**WORK TO BE COMPLETED**
Write out exactly the lines from the line with "Emit a web page" through the line with "const yTitle = 'Absorbance (450nm)';", both ends included, and no other line.

**LISTING**

_____

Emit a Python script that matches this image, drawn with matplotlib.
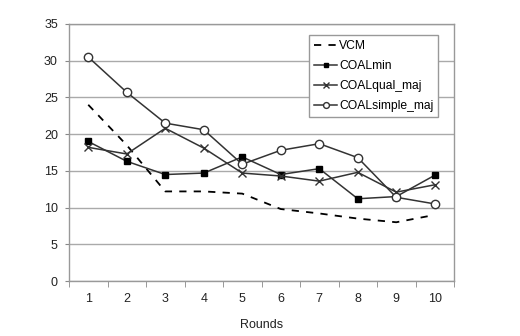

_____

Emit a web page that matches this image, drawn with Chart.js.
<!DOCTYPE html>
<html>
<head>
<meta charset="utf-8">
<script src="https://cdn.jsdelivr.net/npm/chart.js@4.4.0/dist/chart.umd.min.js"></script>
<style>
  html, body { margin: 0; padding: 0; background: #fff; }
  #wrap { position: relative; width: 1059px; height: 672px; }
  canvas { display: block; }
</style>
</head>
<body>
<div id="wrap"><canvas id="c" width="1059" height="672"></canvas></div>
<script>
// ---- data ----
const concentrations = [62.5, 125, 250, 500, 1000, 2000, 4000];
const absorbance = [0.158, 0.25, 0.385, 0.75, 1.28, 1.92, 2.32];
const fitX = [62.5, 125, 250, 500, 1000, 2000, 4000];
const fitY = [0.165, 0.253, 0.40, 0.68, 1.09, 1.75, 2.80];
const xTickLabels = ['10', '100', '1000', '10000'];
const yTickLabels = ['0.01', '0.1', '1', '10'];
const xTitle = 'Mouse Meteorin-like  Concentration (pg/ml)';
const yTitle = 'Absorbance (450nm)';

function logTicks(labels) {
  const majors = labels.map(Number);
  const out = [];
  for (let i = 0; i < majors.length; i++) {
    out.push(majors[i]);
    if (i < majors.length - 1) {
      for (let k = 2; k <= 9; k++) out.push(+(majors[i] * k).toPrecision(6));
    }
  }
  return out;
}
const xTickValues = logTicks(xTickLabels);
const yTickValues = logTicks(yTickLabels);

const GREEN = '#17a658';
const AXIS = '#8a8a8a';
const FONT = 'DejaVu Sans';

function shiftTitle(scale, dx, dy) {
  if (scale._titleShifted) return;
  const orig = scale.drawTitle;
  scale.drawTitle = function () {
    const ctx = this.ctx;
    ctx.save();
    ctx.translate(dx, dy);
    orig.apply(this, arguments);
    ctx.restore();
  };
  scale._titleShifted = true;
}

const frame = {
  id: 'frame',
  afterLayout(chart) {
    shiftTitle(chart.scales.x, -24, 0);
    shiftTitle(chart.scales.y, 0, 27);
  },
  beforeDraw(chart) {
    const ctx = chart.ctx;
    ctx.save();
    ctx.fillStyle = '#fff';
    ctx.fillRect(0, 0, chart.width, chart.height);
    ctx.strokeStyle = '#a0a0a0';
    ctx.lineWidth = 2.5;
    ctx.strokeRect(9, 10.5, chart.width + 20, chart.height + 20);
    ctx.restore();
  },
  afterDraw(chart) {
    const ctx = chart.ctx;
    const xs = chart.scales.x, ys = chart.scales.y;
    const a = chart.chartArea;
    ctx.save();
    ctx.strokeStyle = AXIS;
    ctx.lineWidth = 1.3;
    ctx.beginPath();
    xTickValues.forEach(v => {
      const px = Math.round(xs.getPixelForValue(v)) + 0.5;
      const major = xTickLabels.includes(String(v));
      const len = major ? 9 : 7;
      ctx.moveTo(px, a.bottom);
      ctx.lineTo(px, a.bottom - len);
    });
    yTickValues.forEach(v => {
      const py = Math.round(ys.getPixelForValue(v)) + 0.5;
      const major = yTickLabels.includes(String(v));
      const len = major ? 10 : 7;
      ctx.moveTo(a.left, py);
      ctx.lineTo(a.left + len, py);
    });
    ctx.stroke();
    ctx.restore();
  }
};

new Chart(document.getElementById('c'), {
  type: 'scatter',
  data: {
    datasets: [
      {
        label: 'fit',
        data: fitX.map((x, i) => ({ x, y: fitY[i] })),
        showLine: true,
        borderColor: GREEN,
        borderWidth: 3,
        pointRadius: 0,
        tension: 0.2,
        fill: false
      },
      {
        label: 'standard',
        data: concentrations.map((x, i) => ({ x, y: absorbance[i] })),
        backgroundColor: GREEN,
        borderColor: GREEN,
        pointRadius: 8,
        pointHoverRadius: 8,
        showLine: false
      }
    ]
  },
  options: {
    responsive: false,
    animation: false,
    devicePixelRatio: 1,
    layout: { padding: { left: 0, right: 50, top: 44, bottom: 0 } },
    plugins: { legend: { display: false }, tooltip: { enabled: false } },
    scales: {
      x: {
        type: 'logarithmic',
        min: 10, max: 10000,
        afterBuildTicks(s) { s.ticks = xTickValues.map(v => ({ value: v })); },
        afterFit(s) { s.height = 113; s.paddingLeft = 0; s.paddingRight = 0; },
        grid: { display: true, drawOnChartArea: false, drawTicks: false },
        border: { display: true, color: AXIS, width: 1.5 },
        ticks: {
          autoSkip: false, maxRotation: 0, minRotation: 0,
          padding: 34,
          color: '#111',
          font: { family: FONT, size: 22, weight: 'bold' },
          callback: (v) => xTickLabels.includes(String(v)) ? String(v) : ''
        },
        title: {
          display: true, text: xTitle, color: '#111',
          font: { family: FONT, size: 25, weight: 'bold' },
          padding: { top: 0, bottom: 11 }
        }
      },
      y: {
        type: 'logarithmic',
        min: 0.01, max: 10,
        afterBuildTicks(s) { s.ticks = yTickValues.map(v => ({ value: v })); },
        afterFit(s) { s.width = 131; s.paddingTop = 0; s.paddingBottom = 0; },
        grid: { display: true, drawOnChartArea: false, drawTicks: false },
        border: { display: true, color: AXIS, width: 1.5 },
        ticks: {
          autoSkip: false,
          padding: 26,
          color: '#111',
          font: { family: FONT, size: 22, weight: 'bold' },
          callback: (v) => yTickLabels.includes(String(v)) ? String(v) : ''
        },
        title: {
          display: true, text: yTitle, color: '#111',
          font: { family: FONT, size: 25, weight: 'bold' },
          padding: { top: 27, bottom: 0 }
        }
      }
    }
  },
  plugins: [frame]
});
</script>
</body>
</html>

_____

**REPLY**
Emit a web page that matches this image, drawn with Chart.js.
<!DOCTYPE html>
<html>
<head>
<meta charset="utf-8">
<script src="https://cdn.jsdelivr.net/npm/chart.js@4.4.0/dist/chart.umd.min.js"></script>
<style>
  html, body { margin: 0; padding: 0; background: #fff; }
  #wrap { position: relative; width: 1059px; height: 672px; }
  canvas { display: block; }
</style>
</head>
<body>
<div id="wrap"><canvas id="c" width="1059" height="672"></canvas></div>
<script>
// ---- data ----
const concentrations = [62.5, 125, 250, 500, 1000, 2000, 4000];
const absorbance = [0.158, 0.25, 0.385, 0.75, 1.28, 1.92, 2.32];
const fitX = [62.5, 125, 250, 500, 1000, 2000, 4000];
const fitY = [0.165, 0.253, 0.40, 0.68, 1.09, 1.75, 2.80];
const xTickLabels = ['10', '100', '1000', '10000'];
const yTickLabels = ['0.01', '0.1', '1', '10'];
const xTitle = 'Mouse Meteorin-like  Concentration (pg/ml)';
const yTitle = 'Absorbance (450nm)';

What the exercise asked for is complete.